A rather peculiar atmosphere is looming over the political landscape. On one hand, there is Yuanta-Polaris Research Institute chairman Liang Kuo-yuan (梁國源), who said that Taiwan has fallen into a state of “suspended growth,” as he compared the nation’s economy to a house built on liquefied soil, with a high risk of collapsing. On the other, president-elect Tsai Ing-wen (蔡英文), when interviewed by a pro-China media outlet, said she hoped China would express more goodwill before May 20, the date of her inauguration. Some media outlets have reported that the cross-strait service trade agreement might be sent directly to legislative review. Although these reports were immediately refuted, there is no shortage of similarly confusing news, stirring doubts in the public’s mind about the direction of the incoming government.
After Tsai was elected, she named five major targets for innovation and development — green energy, biotechnology, national defense, smart machinery and the Internet of Things — and visited several representative companies to demonstrate her intention to revive the nation’s economic momentum, reduce unemployment and boost salaries. The five industries are clearly centered around the nation’s manufacturing sector, which can consolidate the strengths of different regions to enhance connections between industries and make full use of this synergy to boost the nation’s flagging economy. Although promoting the five industries is extremely challenging, it is the solution to reviving the economy.
However, the key to industrial independence lies in the nation’s ability to overcome its addiction to China. For example, 40 percent of Taiwanese exports go to China, more than 50 percent of Taiwan’s overseas manufacturing bases are in China and tourism policies mainly cater to Chinese visitors. It is only by overcoming this addiction that Taiwan’s full productive potential can be realized.
Politically, Tsai has opted to maintain the cross-strait “status quo.” However, while Tsai recognizes the fact that the 1992 meeting did take place, she did not in any way or form acknowledged the so-called “1992 consensus.” Although maintaining the “status quo” might not contribute to the consolidation of Taiwan’s sovereignty, some members of the public can live with it in the face of the military threat across the Strait.
However, the question is whether the Tsai administration would be able to resist the mistaken notion that the cross-strait trade in services and goods agreements are good for the economy and thus walk straight into the trap set by China. It is understandable that given the depth of cross-strait economic and trade links, they must be regulated and guaranteed by laws and agreements. However, Taiwan’s economy already leans too much on China and the government must adopt diversification to reduce this economic dependence. Furthermore, China’s economy is showing signs of a decline, and the deeper Taiwan depends on China, the greater the damage it would incur.
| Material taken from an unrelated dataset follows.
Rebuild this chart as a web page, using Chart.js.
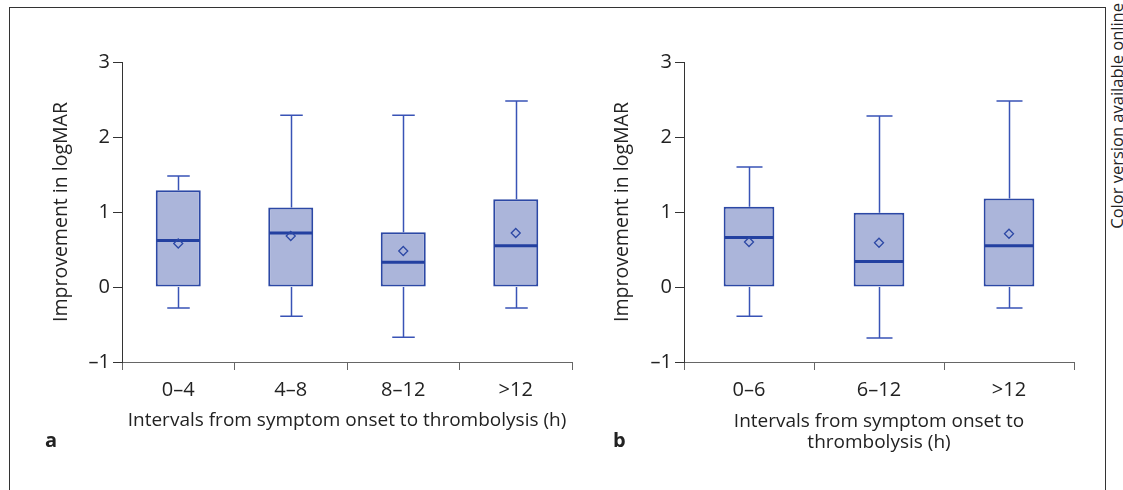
<!DOCTYPE html>
<html>
<head>
<meta charset="utf-8">
<script src="https://cdn.jsdelivr.net/npm/chart.js@4"></script>
<style>
  body { margin: 0; background: #fff; }
  #page { position: relative; width: 1123px; height: 490px; overflow: hidden; font-family: "Open Sans", sans-serif; color: #222; }
  #frame { position: absolute; left: 9px; top: 7px; width: 1095px; height: 490px; border: 1px solid #333; border-bottom: none; }
  canvas { position: absolute; top: 0; }
  #chartA { left: 0; }
  #chartB { left: 600px; }
  .panel { position: absolute; font-weight: bold; font-size: 20px; }
  #note { position: absolute; left: 1105px; top: 3px; font-size: 16.5px; writing-mode: vertical-rl; transform: rotate(180deg); white-space: nowrap; }
</style>
</head>
<body>
<div id="page">
  <div id="frame"></div>
  <canvas id="chartA" width="600" height="490"></canvas>
  <canvas id="chartB" width="480" height="490"></canvas>
  <div class="panel" style="left:45px; top:426px;">a</div>
  <div class="panel" style="left:613px; top:426px;">b</div>
  <div id="note">Color version available online</div>
</div>
<script>
// panel a: 4 time intervals
const groupsA = ['0–4', '4–8', '8–12', '>12'];
const minA = [-0.28, -0.39, -0.67, -0.28];
const q1A = [0, 0, 0, 0];
const medianA = [0.62, 0.72, 0.33, 0.55];
const q3A = [1.29, 1.06, 0.73, 1.17];
const maxA = [1.48, 2.29, 2.29, 2.48];
const meanA = [0.58, 0.68, 0.48, 0.72];

// panel b: 3 time intervals
const groupsB = ['0–6', '6–12', '>12'];
const minB = [-0.39, -0.68, -0.28];
const q1B = [0, 0, 0];
const medianB = [0.66, 0.34, 0.55];
const q3B = [1.07, 0.99, 1.18];
const maxB = [1.60, 2.28, 2.48];
const meanB = [0.60, 0.59, 0.71];

const yTicks = [-1, 0, 1, 2, 3];

const textColor = '#222';
const boxFill = '#abb5da';
const boxLine = '#2c48a5';
const whiskerLine = '#3953b6';

// whiskers behind the boxes, median line on top of them
const boxPlotPlugin = {
    id: 'boxPlot',
    beforeDatasetsDraw(chart) {
        const st = chart.config.options.plugins.boxPlot;
        const x = chart.scales.x;
        const y = chart.scales.y;
        const ctx = chart.ctx;
        const step = x.getPixelForValue(1) - x.getPixelForValue(0);
        const cap = step * 0.2 / 2;
        ctx.save();
        ctx.strokeStyle = whiskerLine;
        ctx.lineWidth = 1.5;
        for (let i = 0; i < st.min.length; i++) {
            const cx = Math.round(x.getPixelForValue(i)) + 0.5;
            ctx.beginPath();
            ctx.moveTo(cx, y.getPixelForValue(st.q3[i]));
            ctx.lineTo(cx, y.getPixelForValue(st.max[i]));
            ctx.moveTo(cx - cap, y.getPixelForValue(st.max[i]));
            ctx.lineTo(cx + cap, y.getPixelForValue(st.max[i]));
            ctx.moveTo(cx, y.getPixelForValue(st.q1[i]));
            ctx.lineTo(cx, y.getPixelForValue(st.min[i]));
            ctx.moveTo(cx - cap, y.getPixelForValue(st.min[i]));
            ctx.lineTo(cx + cap, y.getPixelForValue(st.min[i]));
            ctx.stroke();
        }
        ctx.restore();
    },
    afterDatasetDraw(chart, args) {
        if (args.index !== 0) return;
        const st = chart.config.options.plugins.boxPlot;
        const y = chart.scales.y;
        const ctx = chart.ctx;
        const meta = chart.getDatasetMeta(0);
        ctx.save();
        ctx.strokeStyle = '#2340a0';
        ctx.lineWidth = 3;
        for (let i = 0; i < st.median.length; i++) {
            const bar = meta.data[i];
            const half = bar.width / 2;
            const my = y.getPixelForValue(st.median[i]);
            ctx.beginPath();
            ctx.moveTo(bar.x - half + 1, my);
            ctx.lineTo(bar.x + half - 1, my);
            ctx.stroke();
        }
        ctx.restore();
    }
};

function makeBoxChart(id, labels, mins, q1s, medians, q3s, maxs, means, xTitle, lay) {
    const boxes = labels.map((l, i) => [q1s[i], q3s[i]]);
    return new Chart(document.getElementById(id), {
        type: 'bar',
        data: {
            labels: labels,
            datasets: [{
                data: boxes,
                backgroundColor: boxFill,
                borderColor: boxLine,
                borderWidth: 2,
                borderSkipped: false,
                categoryPercentage: 1,
                barPercentage: lay.bar,
                order: 2
            }, {
                // mean markers
                type: 'line',
                data: means,
                showLine: false,
                borderColor: boxLine,
                backgroundColor: 'rgba(0,0,0,0)',
                pointStyle: 'rectRot',
                pointRadius: 4.5,
                pointBorderWidth: 1.3,
                pointBorderColor: boxLine,
                pointBackgroundColor: 'rgba(0,0,0,0)',
                order: 1
            }]
        },
        options: {
            responsive: false,
            animation: false,
            layout: { padding: { left: lay.left, top: 62, right: lay.right, bottom: lay.bottom } },
            plugins: {
                legend: { display: false },
                tooltip: { enabled: false },
                boxPlot: { min: mins, q1: q1s, median: medians, q3: q3s, max: maxs }
            },
            scales: {
                x: {
                    offset: true,
                    grid: { offset: true, drawOnChartArea: false, tickLength: 8, color: '#666' },
                    border: { color: '#666' },
                    ticks: { color: textColor, padding: 8, font: { family: 'Open Sans', size: 20 } },
                    title: { display: true, text: xTitle, color: textColor, padding: 0,
                        font: { family: 'Open Sans', size: 19, lineHeight: 1.1 } },
                    afterFit(s) { s.height = lay.xHeight; }
                },
                y: {
                    min: -1,
                    max: 3,
                    afterBuildTicks(s) { s.ticks = yTicks.map(v => ({ value: v })); },
                    grid: { drawOnChartArea: false, tickLength: 9, color: '#333' },
                    border: { color: '#333' },
                    ticks: {
                        color: textColor, padding: 3, font: { family: 'Open Sans', size: 20 },
                        callback: v => v < 0 ? '–' + Math.abs(v) : String(v)
                    },
                    title: { display: true, text: 'Improvement in logMAR', color: textColor, padding: 0,
                        font: { family: 'Open Sans', size: 19.5, lineHeight: 1.1 } },
                    afterFit(s) { s.width = lay.yWidth; }
                }
            }
        },
        plugins: [boxPlotPlugin]
    });
}

const chartA = makeBoxChart('chartA', groupsA, minA, q1A, medianA, q3A, maxA, meanA,
    'Intervals from symptom onset to thrombolysis (h)',
    { left: 51, right: 28, bottom: 59, xHeight: 69, yWidth: 71, bar: 0.4 });

const chartB = makeBoxChart('chartB', groupsB, minB, q1B, medianB, q3B, maxB, meanB,
    ['Intervals from symptom onset to', 'thrombolysis (h)'],
    { left: 12, right: 6, bottom: 37, xHeight: 91, yWidth: 72, bar: 0.39 });
</script>
</body>
</html>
Free trade is considered to be an irresistible trend by many, who think it is the only way for a country to make the best use of its comparative advantages and the only way to make each participating economy a winner. However, free trade is not a panacea; with the easing of regulations and tariff barriers, stronger countries are in a better position to capitalize on their competitiveness, as they have more advantages.
Moreover, China is not a market economy; its economic development and industrial policies are there to serve its political purposes, not to mention that these policies usually run counter to a free-market system. On top of that, China uses national resources, such as subsidies, taxes and administrative measures, to support to its own industries, enabling it to monopolize the market and use dumping to drive out competition. Signing trade agreements with China does not mean that Taiwan will be engaged in an authentic free-trade relationship with China.Instead, what Taiwan will get is a competitor, whose scale and modus operandi are that of a nation, and this competitor can bury Taiwanese industries.
Trade usually involves the distribution of benefits among insiders, which can easily lead to conflict. Taiwan’s GDP growth mostly comes from its trade with Hong Kong and China. On one hand, this creates superficial economic growth, while on the other, the resultant surpluses only line the pockets of China-based Taiwanese businesspeople, while the profits that accrue to Taiwan’s domestic employees decrease year by year. In short, Taiwan’s GDP is growing, but job opportunities and salaries are not. Once the trade in services and goods agreements are signed, the peculiarity of Taiwan’s economic situation will inevitably be exacerbated. Free trade can bring about prosperity, but it can also result in economic declines; the direction it takes depends on who your primary trading partners are. In Taiwan’s case, it is China.
The result of Taiwan’s trading with China is twofold. First, all the so-called “cross-strait peace dividends” might be monopolized by Chinese enterprises. Second, when it comes to industrial competitiveness, although Taiwanese and Chinese industries share similarities, China uses policy tools to bolster its industries, and mergers and acquisitions to gain control of Taiwan’s top businesses, especially in the semiconductor industry, to establish its mighty “red supply chain.” If the cross-strait trade agreements are signed, the strength of Chinese enterprises would significantly increase. Few, if any, Taiwanese businesses would be able to rival them.
If Taiwan intends to boost its economy, it has to gain full understanding of the root cause of its economic decline, which is its overreliance on China. If Taiwan wants economic independence, it must overcome its addiction to China, and the cross-strait trade agreements are clearly a part of this addiction. Should the incoming government want a taste of this forbidden fruit, then there is nothing much to expect for the nation’s economic future.